◆ Dataset excerpt ◆
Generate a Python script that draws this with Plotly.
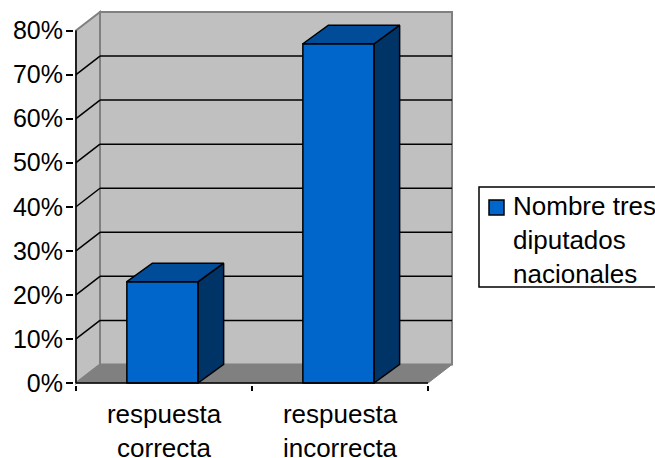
import plotly.graph_objects as go

categories = ["respuesta<br>correcta", "respuesta<br>incorrecta"]
values = [0.23, 0.77]
series_name = "Nombre tres<br>diputados<br>nacionales"
y_ticks = [0, 0.1, 0.2, 0.3, 0.4, 0.5, 0.6, 0.7, 0.8]

FONT = "Liberation Sans, Arial, sans-serif"
FONT_SIZE = 26
WALL, FLOOR, EDGE = "#C0C0C0", "#808080", "#808080"
FRONT, SIDE, TOP = "#0066CC", "#003366", "#004C99"
DX, DY = 24 / 176, 18.5 / 440      # oblique depth of the 3D box, in data units
BAR_DX = 25.5 / 176                # depth of the bars
BAR_SHIFT = -1.5 / 176             # bars sit slightly left of the category centre
PADX, PADY = 2 / 176, 2 / 440      # keeps edge lines from being clipped
BAR_W = 0.405
XL, XR = -0.5, 1.5
YMAX = y_ticks[-1]
W, H = 655, 458
ML, MR, MT, MB = 74, 201, 10, 73


def px(x):
    return (x - ML) / (W - ML - MR)


def py(y):
    return (H - MB - y) / (H - MT - MB)


fig = go.Figure()


def poly(xs, ys, fill, line, width=1.5):
    return dict(type="path", layer="below", fillcolor=fill,
                line=dict(color=line, width=width),
                path="M " + " L ".join(f"{x},{y}" for x, y in zip(xs, ys)) + " Z")


shapes = [
    poly([XL, XL + DX, XL + DX, XL], [0, DY, YMAX + DY, YMAX], WALL, EDGE, 2),
    poly([XL + DX, XR + DX, XR + DX, XL + DX], [DY, DY, YMAX + DY, YMAX + DY], WALL, EDGE, 2),
    poly([XL, XL + DX, XR + DX, XR], [0, DY, DY, 0], FLOOR, EDGE, 1),
]
for v in y_ticks[1:-1]:
    shapes.append(dict(type="line", layer="below", x0=XL, y0=v, x1=XL + DX, y1=v + DY,
                       line=dict(color="black", width=1.5)))
    shapes.append(dict(type="line", layer="below", x0=XL + DX, y0=v + DY, x1=XR + DX, y1=v + DY,
                       line=dict(color="black", width=1.5)))
shapes.append(dict(type="line", x0=XL, y0=0, x1=XL, y1=YMAX, line=dict(color="black", width=1.5)))
shapes.append(dict(type="line", x0=XL, y0=0, x1=XR, y1=0, line=dict(color="black", width=1.5)))

# legend box and key
shapes.append(dict(type="rect", xref="paper", yref="paper", x0=px(479), x1=px(662), y0=py(287), y1=py(187),
                   fillcolor="white", line=dict(color="black", width=1.5)))
shapes.append(dict(type="rect", xref="paper", yref="paper", x0=px(489), x1=px(504), y0=py(215), y1=py(200),
                   fillcolor=FRONT, line=dict(color="black", width=1.5)))

for i, v in enumerate(values):
    c = i + BAR_SHIFT
    l, r = c - BAR_W / 2, c + BAR_W / 2
    fig.add_trace(go.Scatter(x=[r, r + BAR_DX, r + BAR_DX, r, r], y=[0, DY, v + DY, v, 0], mode="lines",
                             fill="toself", fillcolor=SIDE, line=dict(color="black", width=1.5),
                             showlegend=False, hoverinfo="skip"))
    fig.add_trace(go.Scatter(x=[l, l + BAR_DX, r + BAR_DX, r, l], y=[v, v + DY, v + DY, v, v], mode="lines",
                             fill="toself", fillcolor=TOP, line=dict(color="black", width=1.5),
                             showlegend=False, hoverinfo="skip"))

fig.add_trace(go.Bar(x=[BAR_SHIFT, 1 + BAR_SHIFT], y=values, width=BAR_W, name=series_name.replace("<br>", " "),
                     showlegend=False,
                     marker=dict(color=FRONT, line=dict(color="black", width=1.5))))

fig.update_layout(
    width=W, height=H,
    margin=dict(l=ML, r=MR, t=MT, b=MB, autoexpand=False),
    paper_bgcolor="white", plot_bgcolor="rgba(0,0,0,0)",
    font=dict(family=FONT, size=FONT_SIZE, color="black"),
    shapes=shapes, showlegend=False,
    annotations=[dict(text=series_name, xref="paper", yref="paper", x=px(510.5), y=py(240),
                      xanchor="left", yanchor="middle", align="left", showarrow=False,
                      font=dict(family=FONT, size=FONT_SIZE, color="black"))],
    xaxis=dict(range=[XL - PADX, XR + DX + PADX], tickmode="array", tickvals=[0, 1], ticktext=categories,
               ticks="", showgrid=False, zeroline=False, showline=False,
               tickangle=0, ticklabelstandoff=11,
               minor=dict(tickmode="array", tickvals=[XL, 0.5, XR], ticks="outside",
                          ticklen=5, tickwidth=1.5, tickcolor="black", showgrid=False)),
    yaxis=dict(range=[-PADY, YMAX + DY + PADY], tickmode="array", tickvals=y_ticks, tickformat=".0%",
               tickfont=dict(size=25),
               ticks="outside", ticklen=7, tickwidth=1.5, tickcolor="black", ticklabelstandoff=-2,
               showgrid=False, zeroline=False, showline=False),
)

fig.write_html("out.html", post_script="document.body.style.margin='0';",
               config=dict(displayModeBar=False))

◆ What is asked ◆
Leave out the pictures, then repeat the listing above exactly from its first line to the line with "in zip(xs, ys))", inclusive.

◆ Finished answer ◆
Generate a Python script that draws this with Plotly.
import plotly.graph_objects as go

categories = ["respuesta<br>correcta", "respuesta<br>incorrecta"]
values = [0.23, 0.77]
series_name = "Nombre tres<br>diputados<br>nacionales"
y_ticks = [0, 0.1, 0.2, 0.3, 0.4, 0.5, 0.6, 0.7, 0.8]

FONT = "Liberation Sans, Arial, sans-serif"
FONT_SIZE = 26
WALL, FLOOR, EDGE = "#C0C0C0", "#808080", "#808080"
FRONT, SIDE, TOP = "#0066CC", "#003366", "#004C99"
DX, DY = 24 / 176, 18.5 / 440      # oblique depth of the 3D box, in data units
BAR_DX = 25.5 / 176                # depth of the bars
BAR_SHIFT = -1.5 / 176             # bars sit slightly left of the category centre
PADX, PADY = 2 / 176, 2 / 440      # keeps edge lines from being clipped
BAR_W = 0.405
XL, XR = -0.5, 1.5
YMAX = y_ticks[-1]
W, H = 655, 458
ML, MR, MT, MB = 74, 201, 10, 73


def px(x):
    return (x - ML) / (W - ML - MR)


def py(y):
    return (H - MB - y) / (H - MT - MB)


fig = go.Figure()


def poly(xs, ys, fill, line, width=1.5):
    return dict(type="path", layer="below", fillcolor=fill,
                line=dict(color=line, width=width),
                path="M " + " L ".join(f"{x},{y}" for x, y in zip(xs, ys)) + " Z")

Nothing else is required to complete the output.